▶ _WHAT THE EXERCISE ASKS_: Output exactly the lines from the first one down to the line containing "const CELLS_RIGHT = [647, 869, 1025, 1290]", inclusive.

▶ _RECORDED INFORMATION_:

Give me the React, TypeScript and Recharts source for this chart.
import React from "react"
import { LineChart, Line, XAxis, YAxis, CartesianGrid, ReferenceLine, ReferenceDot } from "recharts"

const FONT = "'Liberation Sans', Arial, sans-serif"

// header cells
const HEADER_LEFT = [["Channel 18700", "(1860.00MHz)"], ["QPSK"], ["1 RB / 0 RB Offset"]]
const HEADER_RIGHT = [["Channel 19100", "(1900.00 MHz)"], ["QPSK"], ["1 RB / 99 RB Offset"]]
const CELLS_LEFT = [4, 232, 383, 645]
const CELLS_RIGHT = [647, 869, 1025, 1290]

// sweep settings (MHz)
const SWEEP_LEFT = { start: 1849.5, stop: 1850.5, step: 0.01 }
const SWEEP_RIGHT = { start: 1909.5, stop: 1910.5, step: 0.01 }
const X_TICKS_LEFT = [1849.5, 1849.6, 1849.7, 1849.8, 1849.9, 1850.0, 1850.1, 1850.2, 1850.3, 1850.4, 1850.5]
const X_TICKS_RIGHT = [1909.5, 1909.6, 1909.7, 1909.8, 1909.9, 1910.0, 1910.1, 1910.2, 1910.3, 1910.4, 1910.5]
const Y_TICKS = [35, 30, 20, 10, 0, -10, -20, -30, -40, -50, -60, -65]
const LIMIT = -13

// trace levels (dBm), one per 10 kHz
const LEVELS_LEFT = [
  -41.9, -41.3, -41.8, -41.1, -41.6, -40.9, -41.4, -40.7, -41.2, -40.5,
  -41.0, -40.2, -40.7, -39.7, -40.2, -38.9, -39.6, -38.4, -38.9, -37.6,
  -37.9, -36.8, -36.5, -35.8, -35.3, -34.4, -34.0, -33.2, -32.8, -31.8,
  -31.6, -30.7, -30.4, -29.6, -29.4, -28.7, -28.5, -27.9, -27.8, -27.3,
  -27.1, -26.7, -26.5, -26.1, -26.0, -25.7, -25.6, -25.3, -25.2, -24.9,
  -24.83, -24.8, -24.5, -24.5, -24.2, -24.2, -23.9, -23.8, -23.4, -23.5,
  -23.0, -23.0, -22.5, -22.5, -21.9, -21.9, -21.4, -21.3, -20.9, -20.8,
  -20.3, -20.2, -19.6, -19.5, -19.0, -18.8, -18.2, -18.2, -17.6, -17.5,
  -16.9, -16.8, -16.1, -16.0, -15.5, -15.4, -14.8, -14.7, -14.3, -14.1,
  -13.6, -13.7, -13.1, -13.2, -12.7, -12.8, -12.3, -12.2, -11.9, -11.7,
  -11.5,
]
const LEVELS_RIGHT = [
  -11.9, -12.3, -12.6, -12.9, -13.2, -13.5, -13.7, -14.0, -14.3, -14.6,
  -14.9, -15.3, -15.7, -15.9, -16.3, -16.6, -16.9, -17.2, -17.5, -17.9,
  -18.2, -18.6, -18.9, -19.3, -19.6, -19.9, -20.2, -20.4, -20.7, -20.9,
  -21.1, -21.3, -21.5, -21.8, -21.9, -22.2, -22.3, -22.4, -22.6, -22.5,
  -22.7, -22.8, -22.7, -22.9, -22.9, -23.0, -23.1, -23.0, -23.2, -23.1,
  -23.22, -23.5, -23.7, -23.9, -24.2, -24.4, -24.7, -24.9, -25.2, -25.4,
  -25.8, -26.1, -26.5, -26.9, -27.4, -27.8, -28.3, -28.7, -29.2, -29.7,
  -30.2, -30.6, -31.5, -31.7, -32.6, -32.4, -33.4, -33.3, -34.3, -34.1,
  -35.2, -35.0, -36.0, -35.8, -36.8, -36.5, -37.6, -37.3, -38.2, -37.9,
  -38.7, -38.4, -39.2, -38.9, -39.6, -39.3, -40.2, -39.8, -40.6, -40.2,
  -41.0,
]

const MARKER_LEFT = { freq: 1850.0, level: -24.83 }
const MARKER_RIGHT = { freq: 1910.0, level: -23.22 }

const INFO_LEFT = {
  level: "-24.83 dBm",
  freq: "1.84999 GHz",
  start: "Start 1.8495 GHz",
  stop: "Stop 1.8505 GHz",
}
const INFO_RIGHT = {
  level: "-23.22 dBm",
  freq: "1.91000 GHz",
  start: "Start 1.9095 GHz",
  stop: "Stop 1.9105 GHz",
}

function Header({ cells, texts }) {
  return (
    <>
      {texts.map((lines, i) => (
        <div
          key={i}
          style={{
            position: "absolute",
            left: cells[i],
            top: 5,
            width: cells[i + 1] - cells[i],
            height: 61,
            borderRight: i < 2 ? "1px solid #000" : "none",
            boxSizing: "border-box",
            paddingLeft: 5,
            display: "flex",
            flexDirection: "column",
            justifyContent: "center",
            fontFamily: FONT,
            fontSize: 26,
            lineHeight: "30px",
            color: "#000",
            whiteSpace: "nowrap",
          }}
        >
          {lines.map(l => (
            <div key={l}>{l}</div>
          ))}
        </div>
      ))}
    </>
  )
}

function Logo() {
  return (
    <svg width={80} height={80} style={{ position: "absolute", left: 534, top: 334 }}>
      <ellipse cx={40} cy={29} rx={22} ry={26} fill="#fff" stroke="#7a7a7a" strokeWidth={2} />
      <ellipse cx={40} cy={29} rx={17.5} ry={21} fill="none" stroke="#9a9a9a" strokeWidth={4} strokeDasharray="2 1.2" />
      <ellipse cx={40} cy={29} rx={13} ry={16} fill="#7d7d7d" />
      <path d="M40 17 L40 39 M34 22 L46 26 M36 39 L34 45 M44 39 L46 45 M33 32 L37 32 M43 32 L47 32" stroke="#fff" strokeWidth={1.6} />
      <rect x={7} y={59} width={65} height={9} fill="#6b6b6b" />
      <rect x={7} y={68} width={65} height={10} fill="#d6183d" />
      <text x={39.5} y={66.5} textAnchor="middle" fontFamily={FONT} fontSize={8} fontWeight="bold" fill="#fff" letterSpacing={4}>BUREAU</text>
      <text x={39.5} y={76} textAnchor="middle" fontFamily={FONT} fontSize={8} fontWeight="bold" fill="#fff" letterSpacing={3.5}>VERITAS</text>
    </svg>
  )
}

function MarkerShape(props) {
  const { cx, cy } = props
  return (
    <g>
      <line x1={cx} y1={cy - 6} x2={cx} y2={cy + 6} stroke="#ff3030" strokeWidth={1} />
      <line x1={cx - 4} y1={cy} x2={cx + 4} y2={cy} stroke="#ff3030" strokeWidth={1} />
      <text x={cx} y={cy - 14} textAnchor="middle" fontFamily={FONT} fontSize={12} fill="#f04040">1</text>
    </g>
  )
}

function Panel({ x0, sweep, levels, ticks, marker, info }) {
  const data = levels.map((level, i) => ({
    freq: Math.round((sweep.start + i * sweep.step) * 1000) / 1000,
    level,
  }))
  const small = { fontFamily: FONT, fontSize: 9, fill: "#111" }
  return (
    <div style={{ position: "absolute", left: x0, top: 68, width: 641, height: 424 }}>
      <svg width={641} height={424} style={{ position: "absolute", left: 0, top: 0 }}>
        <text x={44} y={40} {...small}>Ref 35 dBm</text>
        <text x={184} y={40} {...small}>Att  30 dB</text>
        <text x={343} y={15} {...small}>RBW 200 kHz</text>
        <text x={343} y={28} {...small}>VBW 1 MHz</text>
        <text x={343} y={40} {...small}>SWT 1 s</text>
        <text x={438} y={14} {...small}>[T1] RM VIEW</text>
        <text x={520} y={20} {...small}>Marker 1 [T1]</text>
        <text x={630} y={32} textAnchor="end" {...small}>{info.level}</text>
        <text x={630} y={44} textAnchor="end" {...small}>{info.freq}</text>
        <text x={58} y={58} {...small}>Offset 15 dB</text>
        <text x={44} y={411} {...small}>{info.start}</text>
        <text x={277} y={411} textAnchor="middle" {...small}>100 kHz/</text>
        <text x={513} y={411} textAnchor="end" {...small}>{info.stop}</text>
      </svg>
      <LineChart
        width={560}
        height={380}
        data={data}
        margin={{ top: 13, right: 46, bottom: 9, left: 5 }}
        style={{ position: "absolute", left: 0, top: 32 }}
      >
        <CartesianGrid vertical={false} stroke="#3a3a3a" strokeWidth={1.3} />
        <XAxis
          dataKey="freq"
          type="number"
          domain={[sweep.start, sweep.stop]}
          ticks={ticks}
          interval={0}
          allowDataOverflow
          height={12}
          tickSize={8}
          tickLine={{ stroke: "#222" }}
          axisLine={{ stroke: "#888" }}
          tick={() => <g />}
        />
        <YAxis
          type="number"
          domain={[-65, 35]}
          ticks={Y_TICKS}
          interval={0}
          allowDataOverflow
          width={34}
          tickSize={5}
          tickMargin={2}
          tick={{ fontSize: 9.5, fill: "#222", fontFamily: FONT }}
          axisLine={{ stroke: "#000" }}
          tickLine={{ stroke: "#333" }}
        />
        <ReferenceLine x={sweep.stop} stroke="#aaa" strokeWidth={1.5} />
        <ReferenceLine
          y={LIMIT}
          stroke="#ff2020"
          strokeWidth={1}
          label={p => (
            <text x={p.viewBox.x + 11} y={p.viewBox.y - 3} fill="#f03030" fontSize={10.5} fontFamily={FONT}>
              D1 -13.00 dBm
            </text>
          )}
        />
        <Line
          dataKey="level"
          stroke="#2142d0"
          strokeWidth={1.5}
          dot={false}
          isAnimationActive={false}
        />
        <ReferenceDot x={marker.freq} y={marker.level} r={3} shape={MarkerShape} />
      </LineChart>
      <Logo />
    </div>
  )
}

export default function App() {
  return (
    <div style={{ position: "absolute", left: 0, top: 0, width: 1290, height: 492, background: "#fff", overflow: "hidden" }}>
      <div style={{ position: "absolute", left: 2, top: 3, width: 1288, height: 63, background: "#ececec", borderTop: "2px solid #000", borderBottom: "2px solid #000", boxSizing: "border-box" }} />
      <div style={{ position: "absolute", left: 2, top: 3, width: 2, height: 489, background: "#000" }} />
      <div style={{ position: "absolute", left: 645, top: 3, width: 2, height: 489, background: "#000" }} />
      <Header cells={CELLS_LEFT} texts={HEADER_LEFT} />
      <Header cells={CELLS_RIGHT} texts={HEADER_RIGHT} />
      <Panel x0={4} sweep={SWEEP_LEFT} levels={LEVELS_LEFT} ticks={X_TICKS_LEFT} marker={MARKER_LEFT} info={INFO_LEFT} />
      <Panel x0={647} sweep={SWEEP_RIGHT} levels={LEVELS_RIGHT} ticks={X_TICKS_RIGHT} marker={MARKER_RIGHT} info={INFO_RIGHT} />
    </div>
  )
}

▶ _OUTPUT OF THE TASK_:
Give me the React, TypeScript and Recharts source for this chart.
import React from "react"
import { LineChart, Line, XAxis, YAxis, CartesianGrid, ReferenceLine, ReferenceDot } from "recharts"

const FONT = "'Liberation Sans', Arial, sans-serif"

// header cells
const HEADER_LEFT = [["Channel 18700", "(1860.00MHz)"], ["QPSK"], ["1 RB / 0 RB Offset"]]
const HEADER_RIGHT = [["Channel 19100", "(1900.00 MHz)"], ["QPSK"], ["1 RB / 99 RB Offset"]]
const CELLS_LEFT = [4, 232, 383, 645]
const CELLS_RIGHT = [647, 869, 1025, 1290]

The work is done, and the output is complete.